There is also a geopolitical dimension to consider. Artificial intelligence is increasingly embedded within global power competition, particularly between the United States and China. Access to AI infrastructure, semiconductor supply chains, and cloud ecosystems is shaped by strategic alignments. Pakistan’s position within this landscape will influence not only its technological trajectory but its economic sovereignty. Dependence on external AI platforms may limit policy autonomy in the long term, particularly if data governance becomes a site of geopolitical contestation.
The notion of AI sovereignty is therefore emerging as a critical concept. It refers not only to the ability to develop domestic AI systems but also to govern data flows, regulate algorithmic systems, and ensure that technological integration aligns with national development priorities.
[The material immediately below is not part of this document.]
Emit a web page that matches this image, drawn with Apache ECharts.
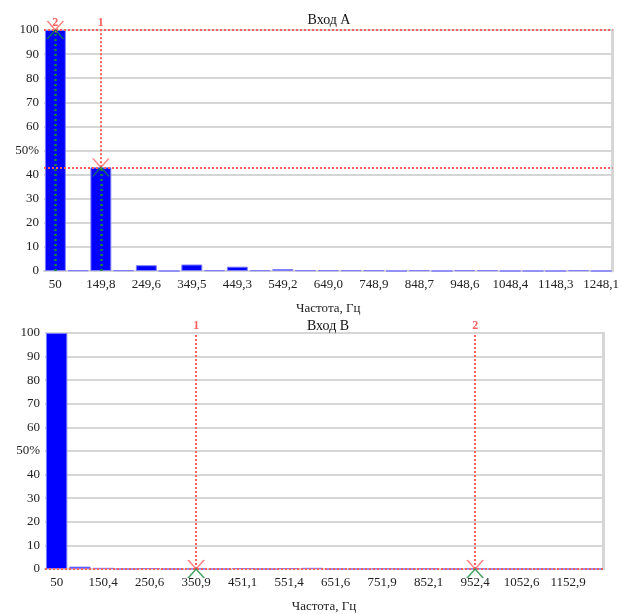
<!DOCTYPE html>
<html>
<head>
<meta charset="utf-8">
<script src="https://cdn.jsdelivr.net/npm/echarts@6/dist/echarts.min.js"></script>
<style>
html,body{margin:0;padding:0;background:#fff;}
#c{width:622px;height:614px;}
</style>
</head>
<body>
<div id="c"></div>
<script>
// ---- Data ----
const titleA = 'Вход А';
const titleB = 'Вход В';
const axisName = 'Частота, Гц';
const freqA = [50, 99.9, 149.8, 199.7, 249.6, 299.6, 349.5, 399.4, 449.3, 499.2, 549.2, 599.1, 649.0, 698.9, 748.9, 798.8, 848.7, 898.6, 948.6, 998.5, 1048.4, 1098.4, 1148.3, 1198.2, 1248.1];
const valuesA = [100, 0.3, 43, 0.3, 2.4, 0, 2.7, 0.3, 1.8, 0.3, 0.8, 0.3, 0.3, 0.3, 0.3, 0, 0.3, 0, 0.3, 0.3, 0, 0, 0, 0.3, 0];
const freqB = [50, 100.2, 150.4, 200.5, 250.6, 300.8, 350.9, 401.0, 451.1, 501.3, 551.4, 601.5, 651.6, 701.8, 751.9, 802.0, 852.1, 902.3, 952.4, 1002.5, 1052.6, 1102.8, 1152.9, 1203.0];
const valuesB = [100, 1.0, 0.5, 0, 0.4, 0, 0.1, 0, 0.4, 0, 0.4, 0.5, 0, 0, 0.2, 0, 0.2, 0, 0.2, 0, 0, 0, 0, 0];
// markers: [category index, value, label]
const markersA = [[2, 43, '1'], [0, 100, '2']];
const markersB = [[6, 0, '1'], [18, 0, '2']];
const yTicks = [0, 10, 20, 30, 40, 50, 60, 70, 80, 90, 100];

// ---- Styles ----
const FONT = 'Liberation Serif';
const RED = '#ff5f5f';
const GREEN = '#138a3a';
const GRIDC = '#d6d6d6';

function fmtFreq(v) {
  const n = Number(v);
  return n === 50 ? '50' : n.toFixed(1).replace('.', ',');
}

function xAxisFor(gi, freqs) {
  return {
    type: 'category', gridIndex: gi, data: freqs.map(String),
    boundaryGap: true,
    axisTick: {show: false},
    axisLine: {show: true, lineStyle: {color: GRIDC, width: 2}},
    axisLabel: {interval: 1, margin: 7, color: '#222', fontFamily: FONT, fontSize: 13, formatter: fmtFreq},
    name: axisName, nameLocation: 'middle', nameGap: 31,
    nameTextStyle: {color: '#222', fontFamily: FONT, fontSize: 13}
  };
}
function yAxisFor(gi) {
  return {
    type: 'value', gridIndex: gi, min: yTicks[0], max: yTicks[yTicks.length - 1], interval: 10,
    axisLine: {show: false}, axisTick: {show: false},
    splitLine: {show: true, lineStyle: {color: GRIDC, width: 2}},
    axisLabel: {margin: 5, color: '#222', fontFamily: FONT, fontSize: 13,
      formatter: v => v === 50 ? '50%' : String(v)}
  };
}
function rightAxisFor(gi) {
  return {
    type: 'value', gridIndex: gi, min: 0, max: 100, position: 'right',
    axisLine: {show: true, lineStyle: {color: GRIDC, width: 3}},
    axisTick: {show: false}, axisLabel: {show: false}, splitLine: {show: false}
  };
}

function seriesFor(gi, values, markers, greenLines) {
  const xi = gi, yi = gi * 2;
  const top = yTicks[yTicks.length - 1];
  const redLines = [];
  const horizontals = [...new Set(markers.map(m => m[1]))];
  horizontals.forEach(h => redLines.push({yAxis: h, label: {show: false}}));
  markers.forEach(m => {
    redLines.push([
      {coord: [m[0], Math.min(m[1], top - 1)]},
      {coord: [m[0], top], label: {show: true, position: 'end', formatter: m[2], color: RED, fontSize: 12, fontWeight: 'bold', fontFamily: FONT, distance: 1}}
    ]);
  });
  return [
    {
      type: 'line', xAxisIndex: xi, yAxisIndex: yi, data: values, z: 1,
      symbol: 'none', lineStyle: {opacity: 0}, silent: true,
      markLine: {silent: true, symbol: ['none', 'none'], animation: false,
        lineStyle: {color: RED, type: [2, 2], width: 2}, label: {show: false}, data: redLines}
    },
    {
      type: 'bar', xAxisIndex: xi, yAxisIndex: yi, data: values, z: 2,
      barCategoryGap: '8%',
      itemStyle: {color: '#0000ff', borderColor: '#7d7dff', borderWidth: 1},
      markLine: greenLines ? {silent: true, symbol: ['none', 'none'], animation: false,
        lineStyle: {color: GREEN, type: [2, 3], width: 2.5}, label: {show: false},
        data: markers.map(m => [{coord: [m[0], 0]}, {coord: [m[0], m[1]]}])} : undefined
    },
    {
      type: 'scatter', xAxisIndex: xi, yAxisIndex: yi, z: 5, silent: true,
      data: markers.map(m => [m[0], m[1]]),
      symbol: 'path://M0,0L5,6L10,0', symbolSize: [16, 9], symbolOffset: [0, -4.5],
      itemStyle: {color: 'rgba(0,0,0,0)', borderColor: RED, borderWidth: 1.3}
    },
    {
      type: 'scatter', xAxisIndex: xi, yAxisIndex: yi, z: 5, silent: true,
      data: markers.map(m => [m[0], m[1]]),
      symbol: 'path://M0,6L5,0L10,6', symbolSize: [16, 9], symbolOffset: [0, 4.5],
      itemStyle: {color: 'rgba(0,0,0,0)', borderColor: GREEN, borderWidth: 1.3}
    }
  ];
}

const chart = echarts.init(document.getElementById('c'), null, {renderer: 'canvas'});
chart.setOption({
  animation: false,
  backgroundColor: '#fff',
  textStyle: {fontFamily: FONT},
  title: [
    {text: titleA, left: 324, top: 8, textAlign: 'center',
      textStyle: {fontFamily: FONT, fontSize: 14, fontWeight: 'normal', color: '#111'}},
    {text: titleB, left: 323, top: 314, textAlign: 'center',
      textStyle: {fontFamily: FONT, fontSize: 14, fontWeight: 'normal', color: '#111'}}
  ],
  grid: [
    {left: 44, right: 4, top: 30, height: 241},
    {left: 45, right: 19, top: 333, height: 236}
  ],
  xAxis: [xAxisFor(0, freqA), xAxisFor(1, freqB)],
  yAxis: [yAxisFor(0), rightAxisFor(0), yAxisFor(1), rightAxisFor(1)],
  series: [
    ...seriesFor(0, valuesA, markersA, true),
    ...seriesFor(1, valuesB, markersB, false)
  ]
});
</script>
</body>
</html>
For Pakistan, achieving full AI sovereignty may be unrealistic in the short term, but partial sovereignty through strategic partnerships and localized capacity-building remains a viable objective.
Ultimately, the impact of artificial intelligence on Pakistan’s economy will not be determined by technology alone but by the institutional and political frameworks within which it is embedded. AI can function either as an accelerant of inclusive growth or as an amplifier of structural inequality. The divergence between these two outcomes will depend on whether Pakistan approaches AI as a strategic development tool or as an externally driven technological inevitability.
The global experience suggests that late adopters are not necessarily doomed to marginalization, but they must be deliberate in shaping adoption pathways. Countries that have successfully integrated digital technologies have done so by aligning technological diffusion with industrial policy, education reform, and institutional modernization. For Pakistan, the challenge is not to replicate existing models but to adapt them to local constraints and opportunities.
Artificial intelligence, in its essence, is a force multiplier. It magnifies existing capacities but does not automatically redistribute them. In an economy marked by deep structural inequalities, the direction of this magnification matters profoundly. Whether AI becomes a bridge toward productivity convergence or a mechanism of further divergence will depend on choices made at this formative stage of technological integration.